Как-то в Вашингтоне я едва не слетел от неожиданности с Коннектикут-авеню, когда шестилетний сынишка с заднего сиденья вдруг выдал грубую дворовую правду, подцепленную на Родине во время каникул: «Пап, а Паша-мерседес – муд…к? Чего было на чеченов лезть, если медаль хотел заработать или бабки отмыть? Там же все внатуре боевики». Такова сумма обыденных представлений об истоках этой войны, кстати, широко представленная и с чеченской стороны, где вдобавок упомянут и злокозненных
Выдвинуто и множество замысловатых политологических построений: нефть, ислам, криминал, национализм, геополитика имперских пространств. Создается гнетущее впечатление сверхдетерминированности конфликта – хватило бы любой из этих причин, что уж говорить об их совокупности. Однако и в Татарстане в избытке присутствовали все те же самые факторы, но после нервозных 1992–1993 гг. как-то покончили устойчивым компромиссом.
Логическое правило бритвы Оккама предписывает, что из объяснений следует выбирать простейшее и проверять его соответствием известным сущностям. Наверняка имели место запутанные интриги, которые свойственны тому типу личной и слабо институционализированной власти, которые возникли из распада СССР. Однако на каждый стратегический расчет приходился и колоссального идиотизма просчет.
Напомню, в августе-сентябре 1994 г. президент Ельцин побывал с визитами у «друзей» Клинтона и Коля. Эмоциональные ельцинские эскапады вроде дирижирования немецким оркестром, которые его советники либо разоблачитель Коржаков приписывали единственно злоупотреблению горячительным, могли быть и своеобразной реакцией на новоподтвердившуюся ельцинскую веру в свою удачу и предназначение московского собирателя земель.

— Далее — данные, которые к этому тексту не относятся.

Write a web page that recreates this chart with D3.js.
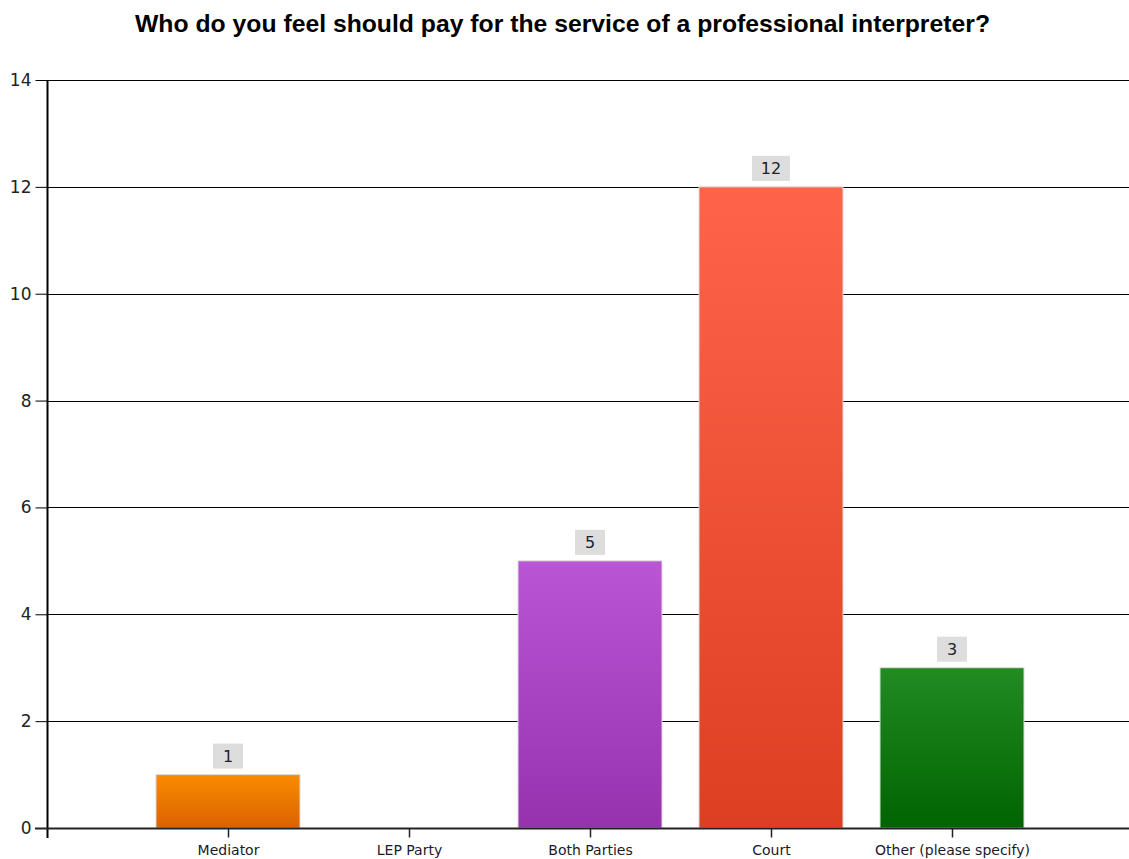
<!DOCTYPE html>
<html><head><meta charset="utf-8">
<script src="https://cdn.jsdelivr.net/npm/d3@7"></script>
<style>body{margin:0;background:#fff}svg{display:block}</style>
</head><body>
<script>
const title = "Who do you feel should pay for the service of a professional interpreter?";
const categories = ["Mediator", "LEP Party", "Both Parties", "Court", "Other (please specify)"];
const values = [1, 0, 5, 12, 3];
const yTicks = [0, 2, 4, 6, 8, 10, 12, 14];
const colorsTop = ["#FA8C00", "#FF9900", "#BA56D6", "#FF634A", "#228B22"];
const colorsBottom = ["#DA6200", "#E07000", "#9632AE", "#DC3F22", "#006400"];

const W = 1129, H = 859;
const svg = d3.select("body").append("svg").attr("width", W).attr("height", H);

const x = d3.scaleLinear().domain([0, 6]).range([47, 1133]);
const y = d3.scaleLinear().domain([0, 14]).range([828, 80]);
const barW = 144;

const defs = svg.append("defs");
categories.forEach((c, i) => {
  const g = defs.append("linearGradient").attr("id", "g" + i).attr("x1", 0).attr("y1", 0).attr("x2", 0).attr("y2", 1);
  g.append("stop").attr("offset", "0%").attr("stop-color", colorsTop[i]);
  g.append("stop").attr("offset", "100%").attr("stop-color", colorsBottom[i]);
});

svg.append("text").attr("x", 135).attr("y", 32)
  .attr("textLength", 855).attr("lengthAdjust", "spacingAndGlyphs")
  .style("font-family", "Liberation Sans, Arial, sans-serif").style("font-weight", "bold").style("font-size", "24px")
  .attr("fill", "#000").text(title);

// gridlines
svg.append("g").selectAll("line").data(yTicks.filter(d => d > 0)).join("line")
  .attr("x1", 47).attr("x2", W).attr("y1", d => Math.round(y(d)) + 0.5).attr("y2", d => Math.round(y(d)) + 0.5)
  .attr("stroke", "#000").attr("stroke-width", 1);

// y axis
const yAxis = svg.append("g").attr("transform", "translate(47.5,0)")
  .call(d3.axisLeft(y).tickValues(yTicks).tickSize(12).tickPadding(4).tickSizeOuter(0));
yAxis.select(".domain").attr("stroke", "#000").attr("stroke-width", 2).attr("d", `M0,${y(14)}V${y(0)+10}`);
yAxis.selectAll(".tick line").attr("stroke", "#000");
yAxis.selectAll(".tick text").style("font-family", "DejaVu Sans, sans-serif").style("font-size", "17px").attr("fill", "#222");

// bars
svg.append("g").selectAll("rect").data(values).join("rect")
  .attr("x", (d, i) => x(i + 1) - barW / 2).attr("width", barW)
  .attr("y", d => y(d)).attr("height", d => y(0) - y(d))
  .attr("fill", (d, i) => `url(#g${i})`).attr("stroke", "#dcdcdc").attr("stroke-width", 1)
  .style("display", d => d > 0 ? null : "none");

// x axis
const xAxis = svg.append("g").attr("transform", `translate(0,${Math.round(y(0)) + 0.5})`)
  .call(d3.axisBottom(x).tickValues([1, 2, 3, 4, 5]).tickFormat(d => categories[d - 1]).tickSize(9).tickPadding(8).tickSizeOuter(0));
xAxis.select(".domain").attr("stroke", "#222").attr("stroke-width", 2).attr("d", `M35,0H${W}`);
xAxis.selectAll(".tick line").attr("stroke", "#222").attr("stroke-width", 1.5);
xAxis.selectAll(".tick text").style("font-family", "DejaVu Sans, sans-serif").style("font-size", "14px").attr("fill", "#1a1a2a");

// value labels
const lbl = svg.append("g").selectAll("g").data(values.map((v, i) => ({v, i})).filter(d => d.v > 0)).join("g");
lbl.append("rect")
  .attr("x", d => x(d.i + 1) - (String(d.v).length > 1 ? 19 : 15))
  .attr("width", d => String(d.v).length > 1 ? 38 : 30)
  .attr("y", d => y(d.v) - 31).attr("height", 25).attr("fill", "#dddddd");
lbl.append("text").attr("x", d => x(d.i + 1)).attr("y", d => y(d.v) - 12.5)
  .attr("text-anchor", "middle").style("font-family", "DejaVu Sans, sans-serif").style("font-size", "16px")
  .attr("fill", "#222").text(d => d.v);
</script>
</body></html>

Ради стабилизации потенциально крайне опасного района мира на Западе признали Ельцина единственным легитимным правителем, обещали кредиты и символическую поддержку в виде приглашения России в «Большую восьмерку». Вне протокола госсекретарь США Уоррен Кристофер, как признают дипломатические источники, одобрил действия Ельцина по вооруженному подавлению октябрьского мятежа 1993 г., итогом чего стало превращение красно-коричневой угрозы в мирную думскую оппозицию. Правительства Запада отнеслись бы с пониманием, если таким же образом пришлось бы покончить с наиболее опасными видами организованной преступности, этнических конфликтов и сепаратизма. По словам осведомленного британского журналиста, Запад летом 1994 г. «давал желтый свет» на вторжение в Чечню, который Ельцин истолковал как безусловно зеленый.
Преодоление в 1994 г. гиперинфляции и общее ощущение наконец-то достигнутой стабилизации (особенно на фоне позора и бедствий республик СНГ), казалось, открыли дорогу восстановлению государственного порядка на всем постсоветском пространстве. Несомненно, такие перспективы воодушевили традиционно мыслящие фракции правительственных элит и особенно людей в катастрофически обесценившихся погонах.

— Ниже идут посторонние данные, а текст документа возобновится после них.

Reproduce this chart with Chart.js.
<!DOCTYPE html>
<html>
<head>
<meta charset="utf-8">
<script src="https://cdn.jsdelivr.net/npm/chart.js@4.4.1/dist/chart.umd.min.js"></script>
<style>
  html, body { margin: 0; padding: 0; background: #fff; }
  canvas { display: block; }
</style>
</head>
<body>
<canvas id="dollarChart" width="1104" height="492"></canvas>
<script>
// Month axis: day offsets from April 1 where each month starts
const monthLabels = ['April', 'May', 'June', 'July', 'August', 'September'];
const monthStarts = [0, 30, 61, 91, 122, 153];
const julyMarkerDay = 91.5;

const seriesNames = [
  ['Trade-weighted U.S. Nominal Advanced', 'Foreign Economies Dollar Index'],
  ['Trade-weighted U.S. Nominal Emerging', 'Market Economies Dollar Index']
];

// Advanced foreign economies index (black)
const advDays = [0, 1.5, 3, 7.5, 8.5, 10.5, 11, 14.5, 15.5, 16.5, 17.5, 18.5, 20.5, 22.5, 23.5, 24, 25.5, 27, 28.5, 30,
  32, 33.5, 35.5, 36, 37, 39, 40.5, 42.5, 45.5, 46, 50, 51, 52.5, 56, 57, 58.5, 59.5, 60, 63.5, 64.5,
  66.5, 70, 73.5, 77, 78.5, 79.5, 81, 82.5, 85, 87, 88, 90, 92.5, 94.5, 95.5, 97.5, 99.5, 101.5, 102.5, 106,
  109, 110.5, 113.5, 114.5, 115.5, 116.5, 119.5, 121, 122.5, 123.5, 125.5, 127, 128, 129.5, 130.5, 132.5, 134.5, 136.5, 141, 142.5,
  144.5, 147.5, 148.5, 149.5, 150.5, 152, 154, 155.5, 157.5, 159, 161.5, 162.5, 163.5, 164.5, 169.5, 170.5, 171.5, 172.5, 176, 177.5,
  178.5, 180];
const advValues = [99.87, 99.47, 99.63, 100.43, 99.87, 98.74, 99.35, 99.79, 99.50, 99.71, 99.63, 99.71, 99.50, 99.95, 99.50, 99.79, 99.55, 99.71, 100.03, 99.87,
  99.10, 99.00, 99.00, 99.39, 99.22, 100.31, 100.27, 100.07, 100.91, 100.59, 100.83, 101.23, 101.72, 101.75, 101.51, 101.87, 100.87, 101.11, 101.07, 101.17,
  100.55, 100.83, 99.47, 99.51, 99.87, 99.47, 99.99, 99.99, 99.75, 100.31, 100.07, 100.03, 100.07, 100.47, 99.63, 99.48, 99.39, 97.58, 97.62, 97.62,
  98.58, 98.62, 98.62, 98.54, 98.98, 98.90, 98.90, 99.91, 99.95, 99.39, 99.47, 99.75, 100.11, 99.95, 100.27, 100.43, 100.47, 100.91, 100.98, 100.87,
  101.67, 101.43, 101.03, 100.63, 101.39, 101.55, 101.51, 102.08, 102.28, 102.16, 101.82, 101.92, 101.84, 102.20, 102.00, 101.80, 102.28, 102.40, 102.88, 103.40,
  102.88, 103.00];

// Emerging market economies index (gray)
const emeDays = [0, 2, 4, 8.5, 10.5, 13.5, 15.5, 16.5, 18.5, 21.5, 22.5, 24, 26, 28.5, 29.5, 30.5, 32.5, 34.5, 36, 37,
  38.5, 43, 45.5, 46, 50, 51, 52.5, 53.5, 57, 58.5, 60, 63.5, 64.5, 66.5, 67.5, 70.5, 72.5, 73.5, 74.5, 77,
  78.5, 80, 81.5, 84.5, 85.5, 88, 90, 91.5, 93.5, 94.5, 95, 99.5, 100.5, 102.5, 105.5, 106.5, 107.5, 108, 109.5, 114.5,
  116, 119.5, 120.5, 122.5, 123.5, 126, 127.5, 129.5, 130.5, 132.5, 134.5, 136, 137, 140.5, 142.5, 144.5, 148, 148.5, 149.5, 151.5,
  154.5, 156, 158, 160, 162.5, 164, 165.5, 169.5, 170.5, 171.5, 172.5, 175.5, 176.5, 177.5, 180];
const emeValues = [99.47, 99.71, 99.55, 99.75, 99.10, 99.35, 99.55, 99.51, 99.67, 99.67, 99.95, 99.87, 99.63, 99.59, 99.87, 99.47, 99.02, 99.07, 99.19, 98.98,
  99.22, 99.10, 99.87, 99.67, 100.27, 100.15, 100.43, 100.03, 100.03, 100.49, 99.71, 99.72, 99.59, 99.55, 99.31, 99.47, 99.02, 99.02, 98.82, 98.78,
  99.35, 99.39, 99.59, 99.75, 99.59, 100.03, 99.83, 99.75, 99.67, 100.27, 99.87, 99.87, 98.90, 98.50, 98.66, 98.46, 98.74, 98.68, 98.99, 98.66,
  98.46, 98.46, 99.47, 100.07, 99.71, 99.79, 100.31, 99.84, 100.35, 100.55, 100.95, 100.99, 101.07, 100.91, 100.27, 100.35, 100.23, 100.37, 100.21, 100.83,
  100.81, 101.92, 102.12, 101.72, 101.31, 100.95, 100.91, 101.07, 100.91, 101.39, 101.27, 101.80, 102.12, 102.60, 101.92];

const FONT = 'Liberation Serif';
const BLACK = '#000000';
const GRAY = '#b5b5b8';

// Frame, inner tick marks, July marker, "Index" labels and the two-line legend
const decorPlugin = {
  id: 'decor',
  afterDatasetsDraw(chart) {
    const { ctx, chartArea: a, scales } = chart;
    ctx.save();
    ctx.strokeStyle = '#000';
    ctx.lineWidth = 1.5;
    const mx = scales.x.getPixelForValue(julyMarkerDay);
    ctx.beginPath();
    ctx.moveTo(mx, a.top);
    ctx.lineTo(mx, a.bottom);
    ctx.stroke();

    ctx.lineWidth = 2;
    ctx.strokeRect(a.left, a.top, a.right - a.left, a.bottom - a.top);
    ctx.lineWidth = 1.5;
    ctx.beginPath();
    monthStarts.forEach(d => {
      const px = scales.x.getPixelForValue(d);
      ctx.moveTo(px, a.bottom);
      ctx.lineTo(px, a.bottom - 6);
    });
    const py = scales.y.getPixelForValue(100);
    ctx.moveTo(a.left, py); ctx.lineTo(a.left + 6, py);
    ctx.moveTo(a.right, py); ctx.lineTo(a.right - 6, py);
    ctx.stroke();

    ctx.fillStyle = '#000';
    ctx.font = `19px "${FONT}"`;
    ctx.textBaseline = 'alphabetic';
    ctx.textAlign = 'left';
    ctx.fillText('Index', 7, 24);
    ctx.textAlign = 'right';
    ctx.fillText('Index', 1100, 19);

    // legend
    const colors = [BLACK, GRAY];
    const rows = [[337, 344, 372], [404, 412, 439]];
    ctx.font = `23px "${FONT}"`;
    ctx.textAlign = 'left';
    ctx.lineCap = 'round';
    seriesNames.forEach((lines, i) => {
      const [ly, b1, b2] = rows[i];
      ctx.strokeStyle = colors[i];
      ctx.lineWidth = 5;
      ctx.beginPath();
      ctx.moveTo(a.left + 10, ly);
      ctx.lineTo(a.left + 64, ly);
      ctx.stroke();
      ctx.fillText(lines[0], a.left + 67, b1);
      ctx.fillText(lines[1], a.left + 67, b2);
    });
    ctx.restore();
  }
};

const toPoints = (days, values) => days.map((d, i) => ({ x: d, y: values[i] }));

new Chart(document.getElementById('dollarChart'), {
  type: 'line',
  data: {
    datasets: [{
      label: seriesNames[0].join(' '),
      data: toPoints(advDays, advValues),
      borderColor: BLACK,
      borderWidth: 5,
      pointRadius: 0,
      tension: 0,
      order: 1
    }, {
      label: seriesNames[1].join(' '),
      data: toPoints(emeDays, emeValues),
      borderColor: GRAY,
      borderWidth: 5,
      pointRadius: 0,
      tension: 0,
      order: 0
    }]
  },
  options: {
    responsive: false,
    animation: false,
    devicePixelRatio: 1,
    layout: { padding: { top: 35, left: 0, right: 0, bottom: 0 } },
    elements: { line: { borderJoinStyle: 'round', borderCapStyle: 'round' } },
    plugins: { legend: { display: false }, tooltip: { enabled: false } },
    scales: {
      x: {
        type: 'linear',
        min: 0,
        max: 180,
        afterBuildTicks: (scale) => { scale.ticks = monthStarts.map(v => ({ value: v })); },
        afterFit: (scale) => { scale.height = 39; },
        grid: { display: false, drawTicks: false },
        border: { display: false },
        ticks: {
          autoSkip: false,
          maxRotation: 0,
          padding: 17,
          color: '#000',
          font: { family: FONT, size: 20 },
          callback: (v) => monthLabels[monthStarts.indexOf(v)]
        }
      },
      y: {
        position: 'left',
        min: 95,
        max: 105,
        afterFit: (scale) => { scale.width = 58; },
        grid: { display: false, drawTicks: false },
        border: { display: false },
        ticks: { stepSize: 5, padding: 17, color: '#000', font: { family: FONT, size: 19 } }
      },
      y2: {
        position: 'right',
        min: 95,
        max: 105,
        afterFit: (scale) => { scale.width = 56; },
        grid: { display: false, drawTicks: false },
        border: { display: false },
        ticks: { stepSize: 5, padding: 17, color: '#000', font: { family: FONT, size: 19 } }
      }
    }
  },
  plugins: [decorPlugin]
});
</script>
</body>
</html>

Поэтому полезнее задаться вопросом не о том, почему Ельцин решился на войну, а о том, какие комплексы сделали именно Чечню самой неудобной сепаратистской территорией, откуда такая вооруженная анархия, и что задает ее трагическую устойчивость. Есть ли нечто «имманентно-пассионарное» в кавказских горцах, или дело в более поддающихся анализу демографии и социальной организации, подвергшихся лишь частичной модернизации в советские времена? Современный классик Чарльз Тилли доказывает, что без точного картографирования путей из прошлого в настоящее нельзя проложить рациональный курс в будущее. Нам придется углубиться в историю и кое-какую теорию, что я обещаю сделать как можно доступнее.
Опрос, проведенный осенью 1994 г., в самом начале ельцинского наступления на Ичкерию, показал, что тогда среди горожан России треть с трудом отличала чеченцев от чувашей и тем более черкесов. Лишь 7 % россиян лично знали кого-то из чеченцев, и среди таковых, кстати, большинство осталось с положительным мнением. Остальные примерно 60 % опрошенных основывали свои представления на текущей журналистике или литературной классике: Лермонтове, Толстом, Солженицыне. Конечно, в центре тут Хаджи-Мурат – который, между прочим, не был чеченцем.